Although the basic biochemical processes that occur at eukaryotic and prokaryotic replication forks are similar, there are many differences in detail (13). For example, primer synthesis in eukaryotic cells is catalyzed by DNA polymerase a, which synthesizes 2 to 12 nucleotides of RNA (initiator RNA) and further adds about 20 nucleotides of DNA to the initiator RNA. The size of Okazaki fragments (40 to 300 nucleotides) in eukaryotes is significantly shorter than those observed in prokaryotes.

References

1. R. Okazaki, T. Okazaki, S. Hirose, A. Sugino, and T. Ogawa (1976) In DNA Synthesis and Its Regulation (M. Goulian and P. Hanawalt, eds.), Benjamin Cummings, Menlo Park, CA, pp. 832-862.

2. K. J. Marians (1992) Ann. Rev. Biochem. 61 673–720. 

3. J. H. LeBowitz and R. McMacken (1986) J. Biol. Chem. 261, 4738–4748. 

4. J. A. Bernstein and C. C. Richardson (1989) J. Biol. Chem. 264, 13066–13073. 

5. M. Venkatesan, L. L. Silver, and N. G. Nossal (1982) J. Biol. Chem. 257, 12426–12434. 

6. D. M. Hinton and N. G. Nossal (1987) J. Biol. Chem. 263, 10873–10878. 

7. K. Arai and A. Kornberg (1979) Proc. Natl. Acad. Sci. USA 76, 4308–4312. 

8. K. Arai, R. Low, J. Kobori, J. Shlomai, and A. Kornberg (1981) J. Biol. Chem. 256, 5273–5280.

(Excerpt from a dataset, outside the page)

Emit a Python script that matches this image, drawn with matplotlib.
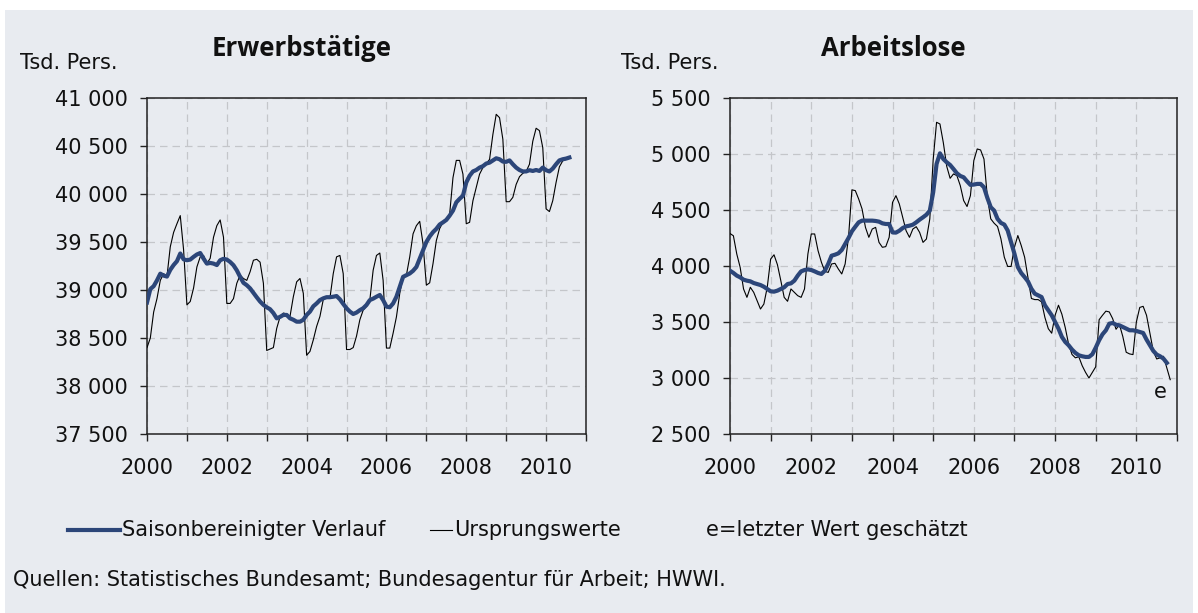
import numpy as np
import matplotlib
matplotlib.use("Agg")
import matplotlib.pyplot as plt
import matplotlib.patches as mpatches
from matplotlib.lines import Line2D
from matplotlib.ticker import FuncFormatter

plt.rcParams['font.family'] = ['DejaVu Sans']

# ---------------- data (monthly, Jan 2000 onwards) ----------------
erw_orig = [
    38400, 38500, 38770, 38910, 39100, 39170, 39140, 39450, 39600, 39690, 39775, 39420,
    38845, 38880, 39020, 39240, 39345, 39360, 39275, 39330, 39550, 39670, 39730, 39550,
    38860, 38860, 38910, 39070, 39155, 39120, 39100, 39190, 39310, 39320, 39290, 39070,
    38370, 38385, 38400, 38600, 38720, 38760, 38750, 38725, 38930, 39085, 39120, 38965,
    38320, 38360, 38480, 38620, 38725, 38900, 38930, 38915, 39170, 39345, 39360, 39170,
    38380, 38380, 38400, 38520, 38690, 38790, 38830, 38895, 39206, 39360, 39385, 39100,
    38395, 38395, 38550, 38720, 38965, 39137, 39155, 39345, 39585, 39670, 39715, 39480,
    39050, 39075, 39275, 39515, 39640, 39705, 39725, 39790, 40170, 40350, 40350, 40207,
    39690, 39705, 39930, 40070, 40207, 40275, 40317, 40360, 40620, 40830, 40795, 40570,
    39920, 39920, 39965, 40100, 40180, 40215, 40235, 40310, 40550, 40685, 40660, 40483,
    39845, 39817, 39930, 40120, 40283, 40345, 40360, 40372,
]
erw_sa = [
    38870, 39010, 39040, 39100, 39170, 39150, 39140, 39210, 39260, 39300, 39380, 39320,
    39310, 39317, 39345, 39370, 39385, 39327, 39275, 39282, 39275, 39260, 39310, 39325,
    39317, 39292, 39258, 39205, 39137, 39075, 39050, 39017, 38970, 38924, 38880, 38845,
    38820, 38800, 38760, 38705, 38720, 38740, 38740, 38705, 38690, 38670, 38670, 38690,
    38740, 38775, 38830, 38860, 38895, 38913, 38925, 38925, 38930, 38937, 38903, 38855,
    38810, 38775, 38750, 38765, 38790, 38810, 38844, 38895, 38910, 38930, 38948, 38895,
    38827, 38820, 38860, 38930, 39034, 39137, 39155, 39172, 39200, 39240, 39327, 39413,
    39500, 39558, 39603, 39637, 39682, 39705, 39730, 39775, 39827, 39913, 39950, 39982,
    40120, 40190, 40235, 40250, 40275, 40290, 40317, 40327, 40350, 40372, 40362, 40338,
    40335, 40350, 40310, 40275, 40250, 40235, 40235, 40248, 40240, 40250, 40240, 40275,
    40248, 40235, 40265, 40310, 40350, 40362, 40369, 40380,
]
al_orig = [
    4290, 4270, 4107, 3988, 3795, 3720, 3810, 3765, 3690, 3616, 3660, 3810,
    4062, 4100, 4012, 3870, 3720, 3685, 3795, 3765, 3735, 3720, 3795, 4107,
    4286, 4286, 4137, 4033, 3952, 3943, 4018, 4024, 3973, 3929, 4018, 4256,
    4680, 4673, 4598, 4509, 4345, 4256, 4330, 4345, 4211, 4167, 4173, 4256,
    4568, 4628, 4554, 4435, 4315, 4256, 4330, 4351, 4300, 4211, 4241, 4420,
    4950, 5283, 5268, 5100, 4890, 4783, 4822, 4807, 4718, 4584, 4531, 4629,
    4941, 5045, 5036, 4955, 4614, 4421, 4382, 4353, 4243, 4079, 3996, 3996,
    4168, 4272, 4183, 4079, 3895, 3710, 3700, 3700, 3680, 3540, 3440, 3400,
    3560, 3650, 3570, 3450, 3300, 3210, 3180, 3190, 3110, 3050, 3000, 3050,
    3100, 3520, 3560, 3597, 3590, 3530, 3435, 3478, 3370, 3230, 3215, 3209,
    3500, 3630, 3640, 3560, 3400, 3240, 3170, 3180, 3194, 3090, 2985,
]
al_sa = [
    3958, 3938, 3914, 3899, 3878, 3869, 3863, 3848, 3839, 3830, 3815, 3795,
    3774, 3771, 3780, 3795, 3810, 3839, 3845, 3869, 3914, 3952, 3964, 3970,
    3964, 3952, 3938, 3929, 3958, 4018, 4092, 4101, 4113, 4143, 4196, 4250,
    4310, 4351, 4390, 4405, 4405, 4405, 4405, 4402, 4396, 4381, 4375, 4375,
    4300, 4298, 4315, 4339, 4354, 4360, 4369, 4390, 4414, 4435, 4458, 4494,
    4658, 4911, 5006, 4955, 4926, 4902, 4866, 4828, 4804, 4792, 4756, 4724,
    4727, 4733, 4733, 4703, 4608, 4525, 4495, 4421, 4385, 4370, 4317, 4213,
    4109, 3990, 3937, 3901, 3862, 3797, 3753, 3738, 3723, 3649, 3604, 3560,
    3500, 3441, 3367, 3322, 3292, 3254, 3224, 3203, 3194, 3188, 3188, 3212,
    3271, 3337, 3390, 3426, 3485, 3491, 3476, 3470, 3456, 3441, 3426, 3426,
    3420, 3411, 3402, 3343, 3292, 3242, 3209, 3194, 3173, 3135,
]
start_year = 2000
year_ticks = list(range(2000, 2012))
year_labels = [str(y) if y % 2 == 0 and y < 2011 else '' for y in year_ticks]

titles = ['Erwerbstätige', 'Arbeitslose']
unit = 'Tsd. Pers.'
legend_sa = 'Saisonbereinigter Verlauf'
legend_orig = 'Ursprungswerte'
legend_note = 'e=letzter Wert geschätzt'
source = 'Quellen: Statistisches Bundesamt; Bundesagentur für Arbeit; HWWI.'

# ---------------- styling ----------------
W, H = 1198, 613
BG = '#e8ebf0'
BLUE = '#2c4679'
GRID = '#c4c6ca'
TXT = '#111111'
FS = 15
TITLE_FONT = dict(family=['Open Sans', 'DejaVu Sans'], fontsize=18.5, fontweight='bold')

fig = plt.figure(figsize=(W / 100, H / 100), dpi=100)
fig.patch.set_facecolor('white')
fig.patches.append(mpatches.Rectangle((5 / W, 0), (1193 - 5) / W, (613 - 10) / H,
                                      transform=fig.transFigure, facecolor=BG,
                                      edgecolor='none', zorder=-10))


def px(x0, y0, x1, y1):
    return [x0 / W, 1 - y1 / H, (x1 - x0) / W, (y1 - y0) / H]


def months(n):
    return start_year + np.arange(n) / 12.0


def fmt(v, pos):
    return f"{v:,.0f}".replace(',', ' ')


def setup(ax, ylim):
    ax.set_facecolor(BG)
    ax.set_xlim(2000, 2011)
    ax.set_ylim(*ylim)
    ax.set_yticks(np.arange(ylim[0], ylim[1] + 1, 500))
    ax.yaxis.set_major_formatter(FuncFormatter(fmt))
    ax.set_xticks(year_ticks)
    ax.set_xticklabels(year_labels)
    ax.grid(True, color=GRID, linestyle=(0, (6, 4)), linewidth=0.9)
    ax.set_axisbelow(True)
    for s in ax.spines.values():
        s.set_color('#222222')
        s.set_linewidth(1.1)
    ax.tick_params(axis='both', direction='out', length=5, width=1.0,
                   color='#222222', labelsize=FS, labelcolor=TXT)
    ax.tick_params(axis='y', pad=9)
    ax.tick_params(axis='x', pad=12)


ax1 = fig.add_axes(px(147, 98, 586, 434))
setup(ax1, (37500, 41000))
ax1.plot(months(len(erw_orig)), erw_orig, color='black', lw=0.8, zorder=3)
ax1.plot(months(len(erw_sa)), erw_sa, color=BLUE, lw=3.0, zorder=4)

ax2 = fig.add_axes(px(730, 98, 1177, 434))
setup(ax2, (2500, 5500))
ax2.plot(months(len(al_orig)), al_orig, color='black', lw=0.8, zorder=3)
ax2.plot(months(len(al_sa)), al_sa, color=BLUE, lw=3.0, zorder=4)
xe = months(len(al_orig))[-1]
ax2.annotate('e', xy=(xe, al_orig[-1]), xytext=(-7, -9), textcoords='offset points',
             ha='center', va='center', fontsize=FS, color=TXT)

# titles and unit labels
fig.text(302 / W, 1 - 48 / H, titles[0], ha='center', va='center', color=TXT, **TITLE_FONT)
fig.text(893 / W, 1 - 48 / H, titles[1], ha='center', va='center', color=TXT, **TITLE_FONT)
fig.text(20 / W, 1 - 63 / H, unit, ha='left', va='center', fontsize=FS, color=TXT)
fig.text(621 / W, 1 - 63 / H, unit, ha='left', va='center', fontsize=FS, color=TXT)

# legend
ly = 1 - 530 / H
fig.lines.append(Line2D([68 / W, 120 / W], [ly, ly], transform=fig.transFigure,
                        color=BLUE, lw=3.0))
fig.text(122 / W, ly, legend_sa, ha='left', va='center', fontsize=FS, color=TXT)
fig.lines.append(Line2D([430 / W, 452 / W], [ly, ly], transform=fig.transFigure,
                        color='black', lw=0.8))
fig.text(454 / W, ly, legend_orig, ha='left', va='center', fontsize=FS, color=TXT)
fig.text(706 / W, ly, legend_note, ha='left', va='center', fontsize=FS, color=TXT)

fig.text(13 / W, 1 - 580 / H, source, ha='left', va='center', fontsize=FS, color=TXT)

fig.savefig('out.png', dpi=100, facecolor='white')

9. T. A. Baker, B. E. Funnell, and A. Kornberg (1987) J. Biol. Chem. 262, 6877–6885. 

10. C. McHenry and A. Kornberg (1977) J. Biol. Chem. 252, 6478–6484.

11. H. Maki, S. Maki, and A. Kornberg (1988) J. Biol. Chem. 263, 6570–6578. 

12. B. E. Funnell, T. A. Baker, and A. Kornberg (1986) J. Biol. Chem. 261, 5616–5624. 

13. J. J. Blow ed. (1996) Eukaryotic DNA Replication, IRL Press, Oxford.